* **What is required**
Transcribe the entries that follow, word for word.

----

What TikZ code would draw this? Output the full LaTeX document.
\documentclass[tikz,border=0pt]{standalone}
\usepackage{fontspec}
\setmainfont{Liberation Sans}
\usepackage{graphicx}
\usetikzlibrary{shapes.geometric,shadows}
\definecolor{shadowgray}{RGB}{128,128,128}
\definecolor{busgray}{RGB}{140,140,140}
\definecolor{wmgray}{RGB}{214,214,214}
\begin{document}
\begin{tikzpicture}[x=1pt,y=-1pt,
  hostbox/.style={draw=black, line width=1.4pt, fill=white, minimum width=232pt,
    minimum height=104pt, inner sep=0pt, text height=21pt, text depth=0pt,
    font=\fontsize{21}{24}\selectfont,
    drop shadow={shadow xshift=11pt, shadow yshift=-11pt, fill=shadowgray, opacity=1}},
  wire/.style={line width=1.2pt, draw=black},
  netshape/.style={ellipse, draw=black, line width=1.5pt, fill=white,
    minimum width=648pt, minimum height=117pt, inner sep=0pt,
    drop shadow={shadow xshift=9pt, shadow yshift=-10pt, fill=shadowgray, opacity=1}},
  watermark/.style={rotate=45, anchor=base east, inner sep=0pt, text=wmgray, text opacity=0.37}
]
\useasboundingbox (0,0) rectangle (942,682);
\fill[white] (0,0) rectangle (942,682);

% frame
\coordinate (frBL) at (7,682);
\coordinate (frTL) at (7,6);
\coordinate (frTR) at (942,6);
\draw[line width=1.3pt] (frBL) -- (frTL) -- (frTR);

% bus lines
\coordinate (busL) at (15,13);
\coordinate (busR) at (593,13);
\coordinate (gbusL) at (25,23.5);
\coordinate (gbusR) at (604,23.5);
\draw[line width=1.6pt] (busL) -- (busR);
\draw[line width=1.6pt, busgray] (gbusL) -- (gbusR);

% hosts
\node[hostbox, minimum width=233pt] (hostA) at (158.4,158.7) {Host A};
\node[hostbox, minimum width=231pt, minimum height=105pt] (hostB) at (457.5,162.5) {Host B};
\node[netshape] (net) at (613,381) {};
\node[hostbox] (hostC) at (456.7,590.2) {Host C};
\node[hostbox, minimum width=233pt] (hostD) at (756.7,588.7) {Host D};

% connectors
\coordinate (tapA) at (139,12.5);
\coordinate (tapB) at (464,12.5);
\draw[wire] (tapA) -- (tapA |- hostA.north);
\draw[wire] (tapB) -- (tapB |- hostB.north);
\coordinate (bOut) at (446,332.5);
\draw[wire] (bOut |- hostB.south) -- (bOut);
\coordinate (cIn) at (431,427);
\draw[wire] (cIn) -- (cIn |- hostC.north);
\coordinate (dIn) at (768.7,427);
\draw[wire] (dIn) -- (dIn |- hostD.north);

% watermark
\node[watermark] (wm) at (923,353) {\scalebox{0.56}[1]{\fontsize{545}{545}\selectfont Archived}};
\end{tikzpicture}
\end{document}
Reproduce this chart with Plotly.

----

* **Solution**
What TikZ code would draw this? Output the full LaTeX document.
\documentclass[tikz,border=0pt]{standalone}
\usepackage{fontspec}
\setmainfont{Liberation Sans}
\usepackage{graphicx}
\usetikzlibrary{shapes.geometric,shadows}
\definecolor{shadowgray}{RGB}{128,128,128}
\definecolor{busgray}{RGB}{140,140,140}
\definecolor{wmgray}{RGB}{214,214,214}
\begin{document}
\begin{tikzpicture}[x=1pt,y=-1pt,
  hostbox/.style={draw=black, line width=1.4pt, fill=white, minimum width=232pt,
    minimum height=104pt, inner sep=0pt, text height=21pt, text depth=0pt,
    font=\fontsize{21}{24}\selectfont,
    drop shadow={shadow xshift=11pt, shadow yshift=-11pt, fill=shadowgray, opacity=1}},
  wire/.style={line width=1.2pt, draw=black},
  netshape/.style={ellipse, draw=black, line width=1.5pt, fill=white,
    minimum width=648pt, minimum height=117pt, inner sep=0pt,
    drop shadow={shadow xshift=9pt, shadow yshift=-10pt, fill=shadowgray, opacity=1}},
  watermark/.style={rotate=45, anchor=base east, inner sep=0pt, text=wmgray, text opacity=0.37}
]
\useasboundingbox (0,0) rectangle (942,682);
\fill[white] (0,0) rectangle (942,682);

% frame
\coordinate (frBL) at (7,682);
\coordinate (frTL) at (7,6);
\coordinate (frTR) at (942,6);
\draw[line width=1.3pt] (frBL) -- (frTL) -- (frTR);

% bus lines
\coordinate (busL) at (15,13);
\coordinate (busR) at (593,13);
\coordinate (gbusL) at (25,23.5);
\coordinate (gbusR) at (604,23.5);
\draw[line width=1.6pt] (busL) -- (busR);
\draw[line width=1.6pt, busgray] (gbusL) -- (gbusR);

% hosts
\node[hostbox, minimum width=233pt] (hostA) at (158.4,158.7) {Host A};
\node[hostbox, minimum width=231pt, minimum height=105pt] (hostB) at (457.5,162.5) {Host B};
\node[netshape] (net) at (613,381) {};
\node[hostbox] (hostC) at (456.7,590.2) {Host C};
\node[hostbox, minimum width=233pt] (hostD) at (756.7,588.7) {Host D};

% connectors
\coordinate (tapA) at (139,12.5);
\coordinate (tapB) at (464,12.5);
\draw[wire] (tapA) -- (tapA |- hostA.north);
\draw[wire] (tapB) -- (tapB |- hostB.north);
\coordinate (bOut) at (446,332.5);
\draw[wire] (bOut |- hostB.south) -- (bOut);
\coordinate (cIn) at (431,427);
\draw[wire] (cIn) -- (cIn |- hostC.north);
\coordinate (dIn) at (768.7,427);
\draw[wire] (dIn) -- (dIn |- hostD.north);

% watermark
\node[watermark] (wm) at (923,353) {\scalebox{0.56}[1]{\fontsize{545}{545}\selectfont Archived}};
\end{tikzpicture}
\end{document}
Reproduce this chart with Plotly.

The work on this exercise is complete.